Greek world after the Ionian uprising remained indifferent. Sparta was busy suppressing its own internal dissensions, and in the biggest, except for Sparta, centre – Athens, the aristocracy was in authority. This social group aspired at imposing an oligarchic form of government, in other words, the rule of aristocracy.

The fire in the temple of Kybele became a pretext for the Great Persian King to punish the rebellious tribes. His commanders got an order to destroy Eretria and Athens. It was only then, that the citizens of Athens got aware of the seriousness of their own situation. A representative of the lower classes – Themistocles presented a project of building a fleet, which however got rejected in favour of Miltiades, an expert of Persian tactics, who was voted the chief strategist. When Persian army was making its way towards Athens, following the advice of Miltiades, 10 thousand of hoplites set out for a battle. The critical confrontation took place under the village of Marathon (September 490 AD). The Greeks were standing on the highland waiting for the reaction of the Persians, who were the first ones to attack. The heavy-armed hoplites in their famous formation – phalanx – came down running from the mountainsides, which resulted in lower accuracy of Persian arrows and, as a consequence, in a reduced number of the dead. When the victory inclined to the side of the Greeks, the Persians embarked the ships with intention of sailing around the Attica and besieging the Athens itself. As the legend states, one of the hoplites run the distance of 50 kilometres to warn the beloved city about the incoming danger – this is were the famous marathon came from. The formations of hoplites set out hurriedly towards the polis; as a result, the Persians renounced to continue the fight. The battle of Marathon demonstrated the superiority of Greek formation over the light-armed Persians. However, it became only the prelude to the latter struggles.

Persian king couldn’t forgive Greece this affront. The defeat in the battle of Marathon became an eyesore to the despot; therefore, he started to prepare for the next decisive confrontation. He collected supplies, prepared tracks, began to build an enormous fleet and to form of a huge army, finally he sent ‘silver archers’ – thalers – everywhere, which were to help him obtain the favour of local governments.

Athens also did not remain dormant. Themistocles carried out thorough reforms of the army and treasury. The construction of the fleet finally began. He also introduced political reforms to allow the knights into the archonate. In view of that, Themistocles pursued politics which aimed at encouraging democratic tendencies, what, as it can be easily suspected, did not appeal to the aristocracy. He was going to pay a high price for that – an exile, but at first he got a favourable prophecy from the oracle of Apollo and sure of his psychological success, he daringly realised his defence plans. Greece started to unite under the flag on Pan-Hellenic Association with the then military hegemon - Sparta - in command and with defensive actions as the main objective.

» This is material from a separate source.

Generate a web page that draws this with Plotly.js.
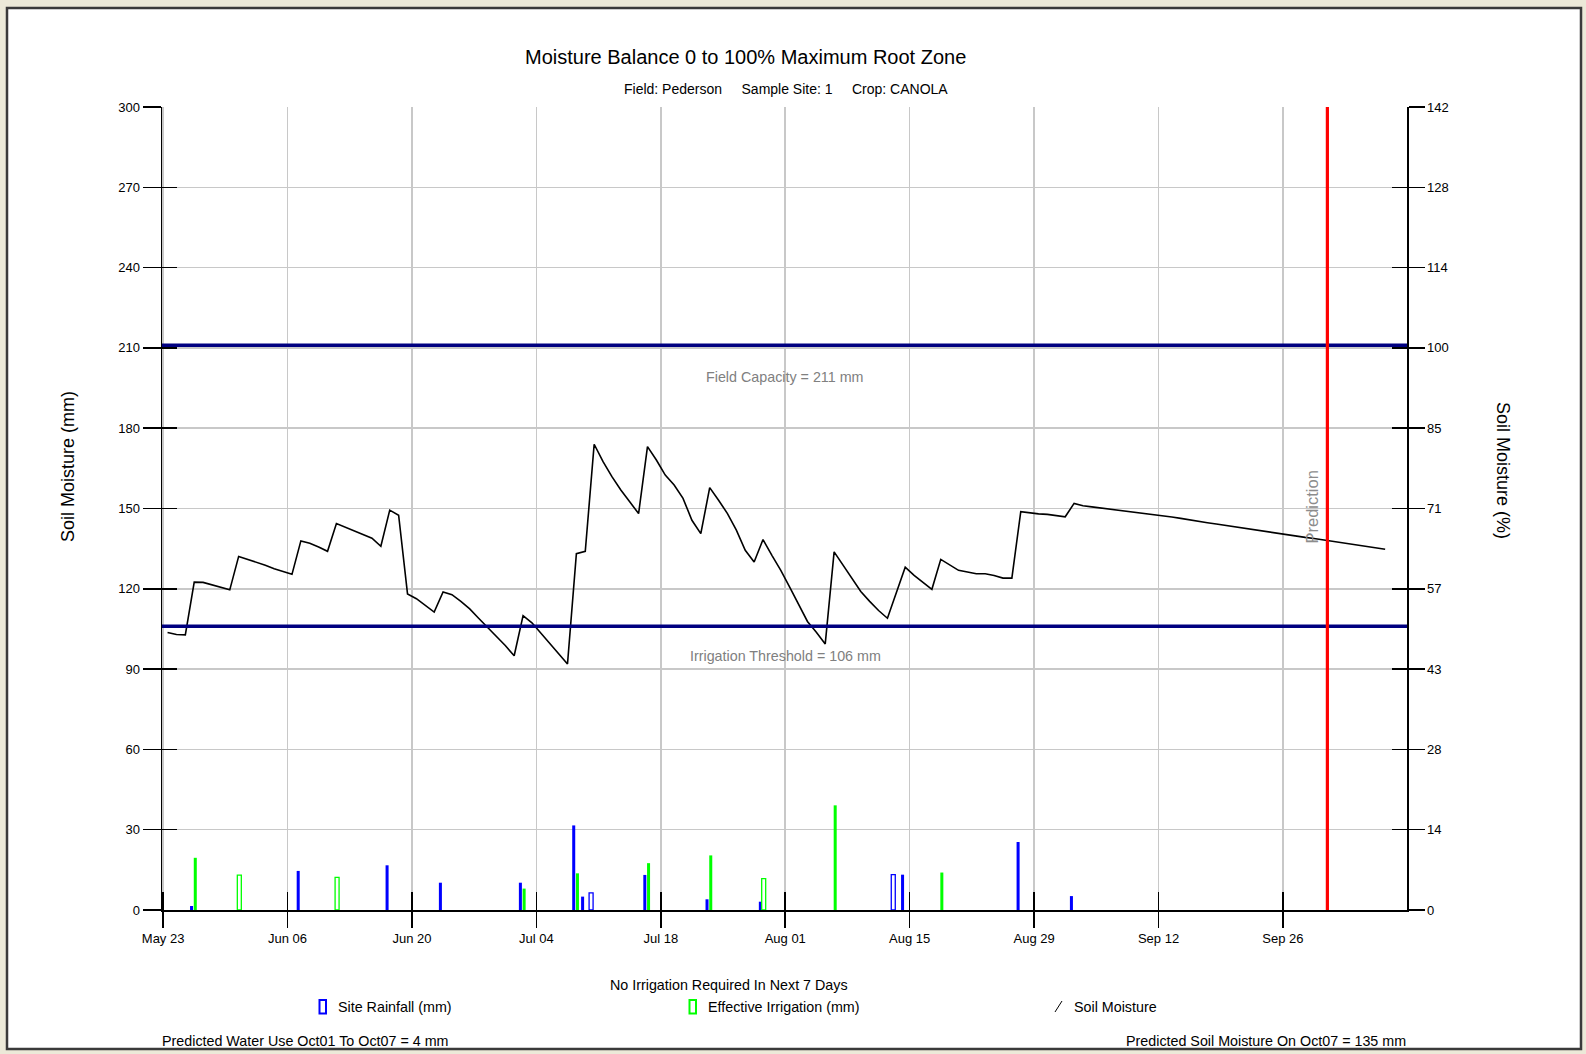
<!DOCTYPE html>
<html>
<head>
<meta charset="utf-8">
<script src="https://cdn.plot.ly/plotly-3.0.1.min.js"></script>
<style>
html,body{margin:0;padding:0;background:#ece9d8;}
#chart{width:1586px;height:1054px;}
</style>
</head>
<body>
<div id="chart"></div>
<script>
// ---------------- DATA ----------------
const startDate = '2011-05-23';   // first day of the soil-moisture series
// Daily soil moisture (mm), May 23 .. Oct 07
const soilMoisture = [
  103.7,102.9,102.8,122.5,122.4,121.5,120.5,119.6,132.1,            // May 23-31
  131.0,130.0,128.8,127.5,126.5,125.4,137.9,137.0,135.6,134.0,       // Jun 1-10
  144.4,143.0,141.8,140.5,138.9,135.9,149.4,147.5,118.1,116.3,       // Jun 11-20
  113.8,111.3,118.8,117.8,115.3,112.5,109.0,105.6,102.3,98.8,        // Jun 21-30
  95.0,110.0,107.3,103.5,99.4,95.6,91.9,133.1,134.0,174.0,           // Jul 1-10
  167.5,161.9,156.9,152.5,148.1,173.1,168.1,162.5,158.8,153.8,       // Jul 11-20
  145.6,140.6,157.8,153.1,148.1,141.9,134.4,130.0,138.4,132.5,126.9, // Jul 21-31
  120.6,114.4,107.8,103.8,99.4,133.8,128.8,124.0,119.0,115.3,        // Aug 1-10
  111.9,109.0,118.8,128.1,125.0,122.3,119.8,131.0,128.8,126.9,       // Aug 11-20
  126.3,125.6,125.6,125.0,124.0,124.0,148.8,148.3,148.0,147.8,147.3, // Aug 21-31
  146.9,151.9,151.0,150.6,150.2,149.8,149.4,149.0,148.6,148.2,       // Sep 1-10
  147.8,147.4,146.8,146.3,145.7,145.2,144.7,144.2,143.7,143.2,       // Sep 11-20
  142.7,142.1,141.6,141.1,140.5,140.0,139.6,139.2,138.8,138.3,       // Sep 21-30
  137.9,137.4,136.8,136.3,135.8,135.3,134.8                          // Oct 1-7
];

// Site rainfall (mm) - solid bars
const rainDates  = ['2011-05-26','2011-06-07','2011-06-17','2011-06-23','2011-07-02','2011-07-08','2011-07-09','2011-07-16','2011-07-23','2011-07-29','2011-08-14','2011-08-27','2011-09-02'];
const rainValues = [1.5,14.6,16.7,10.2,10.2,31.6,5.0,13.1,4.0,3.1,13.2,25.4,5.2];
// Site rainfall (mm) - hollow bars
const rainHollowDates  = ['2011-07-10','2011-08-13'];
const rainHollowValues = [6.4,13.2];

// Effective irrigation (mm) - solid bars
const irrDates  = ['2011-05-26','2011-07-02','2011-07-08','2011-07-16','2011-07-23','2011-08-06','2011-08-18'];
const irrValues = [19.5,8.0,13.7,17.5,20.4,39.1,14.0];
// Effective irrigation (mm) - hollow bars
const irrHollowDates  = ['2011-05-31','2011-06-11','2011-07-29'];
const irrHollowValues = [13.0,12.2,11.7];

const fieldCapacity = 211;        // mm
const irrigationThreshold = 106;  // mm
const predictionDate = '2011-10-01';

const leftTicks = [0,30,60,90,120,150,180,210,240,270,300];
const rightTickLabels = ['0','14','28','43','57','71','85','100','114','128','142'];

const titleText = 'Moisture Balance 0 to 100% Maximum Root Zone';
const subTitleText = 'Field: Pederson\u00a0\u00a0\u00a0\u00a0 Sample Site: 1\u00a0\u00a0\u00a0\u00a0 Crop: CANOLA';

// ---------------- BUILD ----------------
const DAY = 86400000;
function dateSeq(start, n){
  const out = [];
  const t0 = Date.parse(start + 'T00:00:00Z');
  for (let i = 0; i < n; i++){
    out.push(new Date(t0 + i*DAY).toISOString().slice(0,10));
  }
  return out;
}
const smDates = dateSeq(startDate, soilMoisture.length);

const W = 1586, H = 1054;
const L = 162, R = 1407, T = 107, B = 910;
const ax = px => (px - L) / (R - L);
const ay = py => (B - py) / (B - T);

const FONT = 'Liberation Sans, Arial, sans-serif';
const BLUE = '#0000ff', GREEN = '#00ff00';
const SMALL = 14.3;

const traces = [
  { type:'bar', x: rainDates, y: rainValues, marker:{color:BLUE, line:{width:0}},
    width: 0.34*DAY, offset: 0.03*DAY, name:'Site Rainfall (mm)', showlegend:false, hoverinfo:'x+y' },
  { type:'bar', x: rainHollowDates, y: rainHollowValues, marker:{color:'#ffffff', line:{color:BLUE, width:1.3}},
    width: 0.45*DAY, offset: -0.07*DAY, name:'Site Rainfall (mm)', showlegend:false, hoverinfo:'x+y' },
  { type:'bar', x: irrDates, y: irrValues, marker:{color:GREEN, line:{width:0}},
    width: 0.34*DAY, offset: 0.45*DAY, name:'Effective Irrigation (mm)', showlegend:false, hoverinfo:'x+y' },
  { type:'bar', x: irrHollowDates, y: irrHollowValues, marker:{color:'#ffffff', line:{color:GREEN, width:1.3}},
    width: 0.45*DAY, offset: 0.35*DAY, name:'Effective Irrigation (mm)', showlegend:false, hoverinfo:'x+y' },
  { type:'scatter', mode:'lines', x: smDates, y: soilMoisture, xperiod: DAY, xperiodalignment:'middle',
    line:{color:'#000000', width:1.6}, name:'Soil Moisture', showlegend:false },
  // helper traces so the overlay tick axes are drawn
  { type:'scatter', x:[startDate], y:[null], xaxis:'x2', yaxis:'y', showlegend:false, hoverinfo:'skip' },
  { type:'scatter', x:[startDate], y:[null], xaxis:'x', yaxis:'y2', showlegend:false, hoverinfo:'skip' },
  { type:'scatter', x:[startDate], y:[null], xaxis:'x', yaxis:'y3', showlegend:false, hoverinfo:'skip' },
  { type:'scatter', x:[startDate], y:[null], xaxis:'x', yaxis:'y4', showlegend:false, hoverinfo:'skip' }
];

const xRange = ['2011-05-22 21:00', '2011-10-09 23:00'];
const yRange = [0, 300];
const tickFont = {family: FONT, size: 13, color: '#000'};

const xCommon = { type:'date', range:xRange, tick0:startDate, dtick:14*DAY, fixedrange:true, zeroline:false };
const yCommon = { range:yRange, tickvals:leftTicks, fixedrange:true, zeroline:false };

const layout = {
  width: W, height: H,
  margin: {l:L, r:W-R, t:T, b:H-B, pad:0},
  paper_bgcolor: '#ece9d8',
  plot_bgcolor: 'rgba(0,0,0,0)',
  barmode: 'overlay',
  showlegend: false,
  font: {family: FONT, color:'#000'},
  xaxis: Object.assign({}, xCommon, {
    tickformat:'%b %d', ticks:'outside', ticklen:16, tickwidth:1.5, tickcolor:'#000',
    showline:true, linecolor:'#000', linewidth:1.5,
    showgrid:true, gridcolor:'#c8c8c8', gridwidth:1.5, tickfont:tickFont, anchor:'y'
  }),
  xaxis2: Object.assign({}, xCommon, {
    overlaying:'x', anchor:'y', side:'bottom', ticks:'inside', ticklen:18, tickwidth:1.5, tickcolor:'#000',
    showticklabels:false, showgrid:false, showline:false
  }),
  yaxis: Object.assign({}, yCommon, {
    ticks:'outside', ticklen:18, tickwidth:1.5, tickcolor:'#000',
    showline:true, linecolor:'#000', linewidth:1.5,
    showgrid:true, gridcolor:'#c8c8c8', gridwidth:1.5, tickfont:tickFont, anchor:'x', side:'left'
  }),
  yaxis3: Object.assign({}, yCommon, {
    overlaying:'y', anchor:'x', side:'left', ticks:'inside', ticklen:15, tickwidth:1.5, tickcolor:'#000',
    showticklabels:false, showgrid:false, showline:false
  }),
  yaxis2: Object.assign({}, yCommon, {
    overlaying:'y', anchor:'x', side:'right', ticktext:rightTickLabels,
    ticks:'outside', ticklen:16, tickwidth:1.5, tickcolor:'#000',
    showline:true, linecolor:'#000', linewidth:1.5, showgrid:false, tickfont:tickFont
  }),
  yaxis4: Object.assign({}, yCommon, {
    overlaying:'y', anchor:'x', side:'right', ticks:'inside', ticklen:15, tickwidth:1.5, tickcolor:'#000',
    showticklabels:false, showgrid:false, showline:false
  }),
  shapes: [
    // white panel with dark frame
    {type:'rect', xref:'paper', yref:'paper', x0:ax(7), x1:ax(1581), y0:ay(1049), y1:ay(8),
     fillcolor:'#ffffff', line:{color:'#3a3a3a', width:2.5}, layer:'below'},
    // field capacity & irrigation threshold
    {type:'line', xref:'paper', yref:'y', x0:0, x1:1, y0:fieldCapacity, y1:fieldCapacity,
     line:{color:'#000080', width:3.5}},
    {type:'line', xref:'paper', yref:'y', x0:0, x1:1, y0:irrigationThreshold, y1:irrigationThreshold,
     line:{color:'#000080', width:3.5}},
    // prediction line
    {type:'line', xref:'x', yref:'paper', x0:predictionDate, x1:predictionDate, y0:0, y1:1,
     line:{color:'#ff0000', width:3.2}},
    // legend icons
    {type:'rect', xref:'paper', yref:'paper', x0:ax(319.5), x1:ax(326), y0:ay(1013.5), y1:ay(1000),
     fillcolor:'#ffffff', line:{color:BLUE, width:2}},
    {type:'rect', xref:'paper', yref:'paper', x0:ax(689.5), x1:ax(696), y0:ay(1013.5), y1:ay(1000),
     fillcolor:'#ffffff', line:{color:GREEN, width:2}},
    {type:'line', xref:'paper', yref:'paper', x0:ax(1055), x1:ax(1062), y0:ay(1012), y1:ay(1001),
     line:{color:'#000', width:1}}
  ],
  annotations: [
    {text:titleText, xref:'paper', yref:'paper', x:ax(745.5), y:ay(57), showarrow:false,
     xanchor:'center', yanchor:'middle', font:{family:FONT, size:20, color:'#000'}},
    {text:subTitleText, xref:'paper', yref:'paper', x:ax(786), y:ay(89), showarrow:false,
     xanchor:'center', yanchor:'middle', font:{family:FONT, size:14, color:'#000'}},
    {text:'Soil Moisture (mm)', xref:'paper', yref:'paper', x:ax(68), y:ay(467), showarrow:false,
     textangle:-90, xanchor:'center', yanchor:'middle', font:{family:FONT, size:18, color:'#000'}},
    {text:'Soil Moisture (%)', xref:'paper', yref:'paper', x:ax(1503), y:ay(470), showarrow:false,
     textangle:90, xanchor:'center', yanchor:'middle', font:{family:FONT, size:18, color:'#000'}},
    {text:'Field Capacity = ' + fieldCapacity + ' mm', xref:'paper', yref:'paper', x:ax(784), y:ay(377), showarrow:false,
     xanchor:'center', yanchor:'middle', font:{family:FONT, size:SMALL, color:'#808080'}},
    {text:'Irrigation Threshold = ' + irrigationThreshold + ' mm', xref:'paper', yref:'paper', x:ax(785), y:ay(656), showarrow:false,
     xanchor:'center', yanchor:'middle', font:{family:FONT, size:SMALL, color:'#808080'}},
    {text:'Prediction', xref:'paper', yref:'paper', x:ax(1311.5), y:ay(507), showarrow:false,
     textangle:-90, xanchor:'center', yanchor:'middle', font:{family:FONT, size:16.5, color:'#8c8c8c'}},
    {text:'No Irrigation Required In Next 7 Days', xref:'paper', yref:'paper', x:ax(729), y:ay(985), showarrow:false,
     xanchor:'center', yanchor:'middle', font:{family:FONT, size:SMALL, color:'#000'}},
    {text:'Site Rainfall (mm)', xref:'paper', yref:'paper', x:ax(336), y:ay(1007), showarrow:false,
     xanchor:'left', yanchor:'middle', font:{family:FONT, size:SMALL, color:'#000'}},
    {text:'Effective Irrigation (mm)', xref:'paper', yref:'paper', x:ax(706), y:ay(1007), showarrow:false,
     xanchor:'left', yanchor:'middle', font:{family:FONT, size:SMALL, color:'#000'}},
    {text:'Soil Moisture', xref:'paper', yref:'paper', x:ax(1072), y:ay(1007), showarrow:false,
     xanchor:'left', yanchor:'middle', font:{family:FONT, size:SMALL, color:'#000'}},
    {text:'Predicted Water Use Oct01 To Oct07 = 4 mm', xref:'paper', yref:'paper', x:ax(160), y:ay(1041), showarrow:false,
     xanchor:'left', yanchor:'middle', font:{family:FONT, size:SMALL, color:'#000'}},
    {text:'Predicted Soil Moisture On Oct07 = 135 mm', xref:'paper', yref:'paper', x:ax(1408), y:ay(1041), showarrow:false,
     xanchor:'right', yanchor:'middle', font:{family:FONT, size:SMALL, color:'#000'}}
  ]
};

Plotly.newPlot('chart', traces, layout, {displayModeBar:false, staticPlot:true});
</script>
</body>
</html>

In the initial period Persian army did not encounter any resistance. Greeks decided to defend the northern border of the peninsula. The Spartans unwillingly joined the fights; they took actions only after the pressure from the side of the association. They gave away Thessaly without fight, but then, due to continuous political pressure, they sent 300 soldiers under the command of King Leonidas. Under the Thermopylae the Persians did not manage to achieve the settlement of the situation, because the Spartans who defended in a narrow gorge caused severe losses to the aggressors. The Persians managed, however, to surround the gorge and the situation of the defenders became hopeless. Leonidas sent away the Greek to their motherland, while he himself with the Spartans defended the canyon until the very end. The next generations will exalt this heroic courage using the two-verse poem by Simonides ‘Passer-by, tell Sparta, that loyal to her laws we repose here.’ The victorious Persian fleet headed towards Athens.

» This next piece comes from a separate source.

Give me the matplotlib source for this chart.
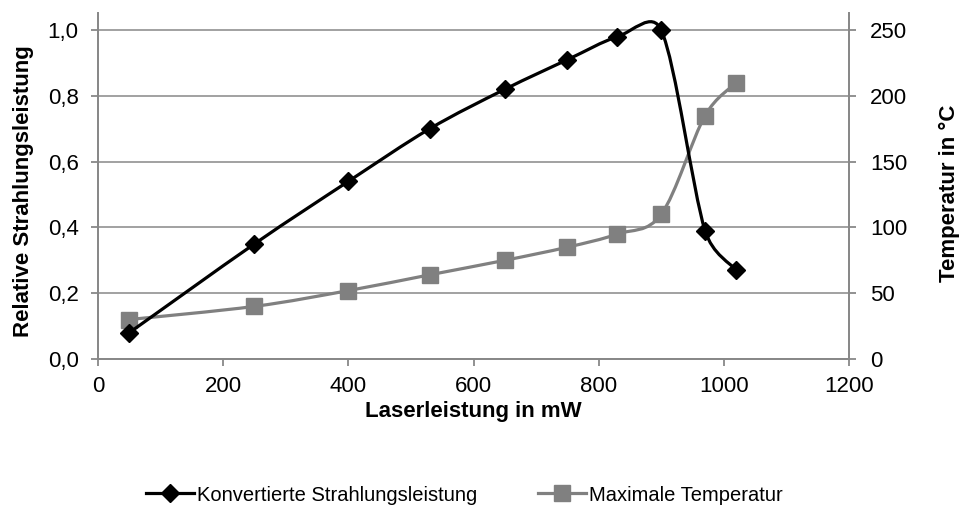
import matplotlib
matplotlib.use('Agg')
import math
import matplotlib.pyplot as plt
from matplotlib.path import Path
from matplotlib.patches import PathPatch
from matplotlib.lines import Line2D
from matplotlib.ticker import FuncFormatter

plt.rcParams['font.family'] = ['Liberation Sans', 'DejaVu Sans']

laser_mw = [50, 250, 400, 530, 650, 750, 830, 900, 970, 1020]
rel_leistung = [0.08, 0.35, 0.54, 0.70, 0.82, 0.91, 0.98, 1.00, 0.39, 0.27]
temperatur = [30, 40, 52, 64, 75, 85, 95, 110, 185, 210]

label_black = 'Konvertierte Strahlungsleistung'
label_gray = 'Maximale Temperatur'

BLACK = '#000000'
GRAY = '#808080'
AXIS = '#888888'


def smooth_path(a, xs, ys):
    # spreadsheet-style smoothed line: bezier segments, handles limited
    # to half the segment length (worked out in pixel space)
    tr = a.transData
    pts = [tuple(p) for p in tr.transform(list(zip(xs, ys)))]
    n = len(pts)

    def dist(p, q):
        return math.hypot(q[0] - p[0], q[1] - p[1])

    verts = [pts[0]]
    codes = [Path.MOVETO]
    for i in range(n - 1):
        p0 = pts[max(i - 1, 0)]
        p1 = pts[i]
        p2 = pts[i + 1]
        p3 = pts[min(i + 2, n - 1)]
        d12 = dist(p1, p2)
        d02 = dist(p0, p2)
        d13 = dist(p1, p3)
        f0 = min(1 / 6, d12 / 2 / d02) if d02 > 0 else 0
        f1 = min(1 / 6, d12 / 2 / d13) if d13 > 0 else 0
        c1 = (p1[0] + (p2[0] - p0[0]) * f0, p1[1] + (p2[1] - p0[1]) * f0)
        c2 = (p2[0] - (p3[0] - p1[0]) * f1, p2[1] - (p3[1] - p1[1]) * f1)
        verts += [c1, c2, p2]
        codes += [Path.CURVE4] * 3
    verts = tr.inverted().transform(verts)
    return Path(verts, codes)


fig = plt.figure(figsize=(9.65, 5.13), dpi=100)
ax = fig.add_axes([98 / 965, 154 / 513, 751 / 965, 346 / 513])
ax2 = ax.twinx()

# temperature (secondary axis) behind, power curve in front
ax.set_zorder(ax2.get_zorder() + 1)
ax.patch.set_visible(False)

ax.set_xlim(0, 1200)
ax.set_ylim(0, 1.052)
ax2.set_ylim(0, 263)
ax.set_xticks(range(0, 1201, 200))
ax.set_yticks([0, 0.2, 0.4, 0.6, 0.8, 1.0])
ax2.set_yticks(range(0, 251, 50))
ax.yaxis.set_major_formatter(FuncFormatter(lambda v, p: f'{v:.1f}'.replace('.', ',')))

ax2.add_patch(PathPatch(smooth_path(ax2, laser_mw, temperatur), facecolor='none',
                        edgecolor=GRAY, lw=2.3, zorder=2))
ax2.plot(laser_mw, temperatur, linestyle='none', marker='s', markersize=11.5,
         color=GRAY, zorder=3)

ax.add_patch(PathPatch(smooth_path(ax, laser_mw, rel_leistung), facecolor='none',
                       edgecolor=BLACK, lw=2.3, zorder=2))
ax.plot(laser_mw, rel_leistung, linestyle='none', marker='D', markersize=9.5,
        color=BLACK, zorder=3)

ax2.yaxis.grid(True, color=AXIS, lw=1.1)
ax2.set_axisbelow(True)

for a in (ax, ax2):
    a.spines['top'].set_visible(False)
    for s in ('left', 'right', 'bottom'):
        a.spines[s].set_color(AXIS)
        a.spines[s].set_linewidth(1.3)

ax.tick_params(axis='y', direction='out', length=5, width=1.3, color=AXIS,
               labelsize=16, pad=9)
ax.tick_params(axis='x', direction='out', length=5, width=1.3, color=AXIS,
               labelsize=16, pad=7)
ax2.tick_params(axis='y', direction='out', length=5, width=1.3, color=AXIS,
                labelsize=16, pad=10)

ax.set_xlabel('Laserleistung in mW', fontsize=16, fontweight='bold', labelpad=3)
ax.set_ylabel('Relative Strahlungsleistung', fontsize=16, fontweight='bold')
ax2.set_ylabel('Temperatur in °C', fontsize=16, fontweight='bold')
ax.yaxis.set_label_coords(-0.085, 0.486)
ax2.yaxis.set_label_coords(1.12, 0.48)

handles = [
    Line2D([], [], color=BLACK, lw=2.3, marker='D', markersize=9.5),
    Line2D([], [], color=GRAY, lw=2.3, marker='s', markersize=11.5),
]
fig.legend(handles, [label_black, label_gray], loc='center',
           bbox_to_anchor=(0.481, 0.035), ncol=2, frameon=False, fontsize=14.5,
           handlelength=2.4, handletextpad=0.15, columnspacing=3.0)

fig.savefig('out.png', dpi=100)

The population of Athens had been evacuated to Salamis and into the Peloponnesian Peninsula. The invaders conquered therefore the abandoned town without difficulty. Then, the Xerxes only still had to destroy the Greek fleet stationing in the port of Salamis. He set out with over one thousand ships. Themistocles resorted to a deception sending Xerxes a rumour about the alleged moral weakness of the Hellene sailors. Nevertheless, luck did not favour the aggressors. During the cruise a storm broke out, which led to damages in a considerable number of ships. Moreover, in the narrow strait big Persian ships did not have any possibility of manoeuvre – a one-sided fight resulted between them and the well manageable Greek boats. What is more, the Greek utilized so-called Greek-fires – a pitch-like mixture of substances, which explodes in contact with water and the boarding technique – a direct attack of the crew onto the opponent’s ship. In such a fight Persian ships suffered serious losses – it was the September of 480 AD. This did not yet settle the results of the whole conflict, but it helped the Hellenes to restore supremacy over the sea and their own coasts.

An uprising in Babylonia made Xerxes return to Persia with a substantial part of the army. He left his plenipotentiary, Mardonius, in place with a task of finishing the offensive. Mardonius forced the inhabitants of Athens to leave the country once again, however soon, thanks to military fortitude and training of the Spartans, he got defeated in the battle of Plataea (479 AD). From that time on, successes of the Greek fleet became substantial. The Persians were getting dislodged to the east; the coasts of Macedonia and Thrace also were getting mopped up of the Persian crews. Finally, under the command of Pausanias the Greeks pushed away the enemies outside of the borders of Hellade.

As a result of the Persian wars, Greece found itself facing an external danger; nevertheless, it did not manage to overcome the internal tendencies for divisions. Athens emerged as a new hegemon, besides the Sparta. A Marine Association was created – an organization opposing the Spartan Peloponnesian Association. All of these factors caused that for Greece a new page of its history was opened.